Strategies that may reduce taxable Social Security benefits
- Manage IRA withdrawals carefully. Spreading distributions over multiple years may help avoid large spikes in provisional income.
- Consider Roth accounts. Qualified Roth withdrawals generally do not increase provisional income the same way traditional IRA withdrawals do.
- Coordinate capital gains. Selling appreciated assets in lower-income years can sometimes reduce the chance of pushing benefits into a higher taxable range.
- Delay income when practical. If one year already includes unusually high income, delaying optional distributions may help.
- Review withholding and estimated taxes. If your benefits are becoming taxable, proactive withholding can help avoid underpayment surprises.
Federal versus state taxation
This calculator focuses on federal taxation of Social Security benefits. State treatment can be different. Many states do not tax Social Security at all, while others use separate rules, exemptions, or income-based phaseouts. That means your federal estimate may be accurate, but your total tax picture could still vary depending on where you live. If you are comparing retirement locations, state taxation of benefits is one of the factors worth reviewing carefully.
When to use this calculator
This type of calculator is especially useful during retirement income planning, open enrollment reviews, year-end tax management, and distribution planning from IRAs or 401(k) accounts.
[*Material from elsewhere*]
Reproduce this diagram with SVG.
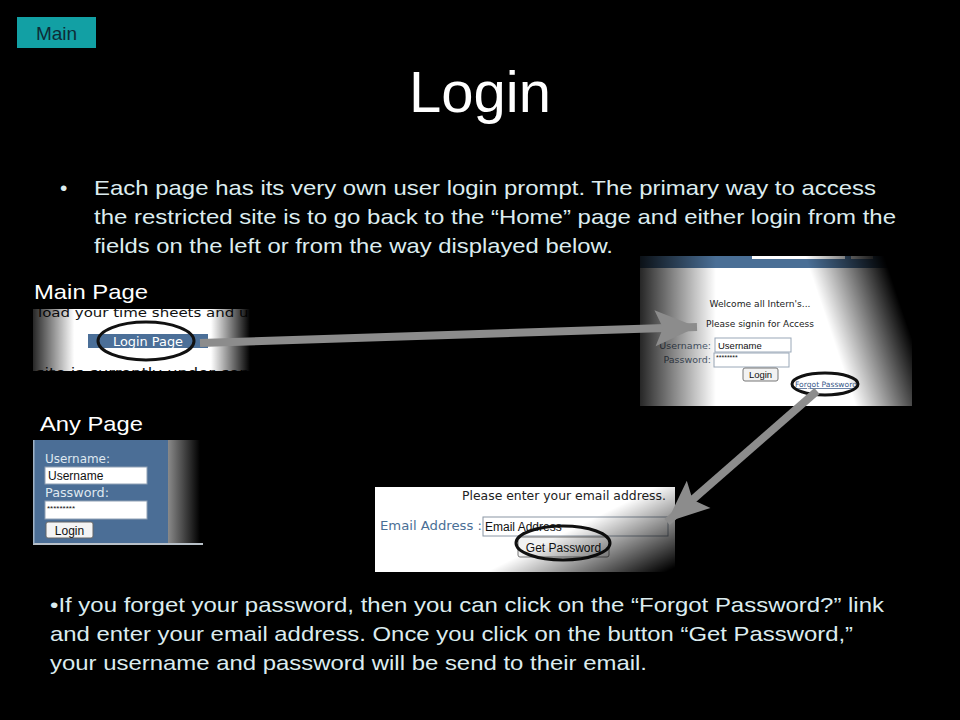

It is also useful before taking lump-sum distributions, recognizing large capital gains, or starting a part-time job in retirement. A quick estimate now can help prevent a larger tax bill later.
Couples should also revisit the calculation when one spouse retires, begins collecting Social Security, or when required minimum distributions start. These milestones often change the taxability equation dramatically. The calculator can help you model those transitions before they happen, giving you more control over timing and tax strategy.
Authoritative sources for deeper guidance
If you want to verify the tax treatment or compare your estimate with government guidance, review the following official resources:
- Social Security Administration: Income Taxes and Your Social Security Benefit
- IRS Publication 915: Social Security and Equivalent Railroad Retirement Benefits
- Boston College Center for Retirement Research
Final takeaway
A tax calculator for Social Security is one of the most practical retirement planning tools because it translates a complex tax rule into a clear estimate. The most important variable is provisional income, not just the size of your benefit. Once you understand that half of your Social Security benefits, plus other income and tax-exempt interest, drives the formula, the results become much easier to interpret. Use the calculator above to test realistic scenarios, compare filing statuses if needed, and see how income changes can affect the taxable portion of your benefits. For large withdrawals, multi-account strategies, or major life changes, consider confirming your estimate with a tax professional or enrolled agent.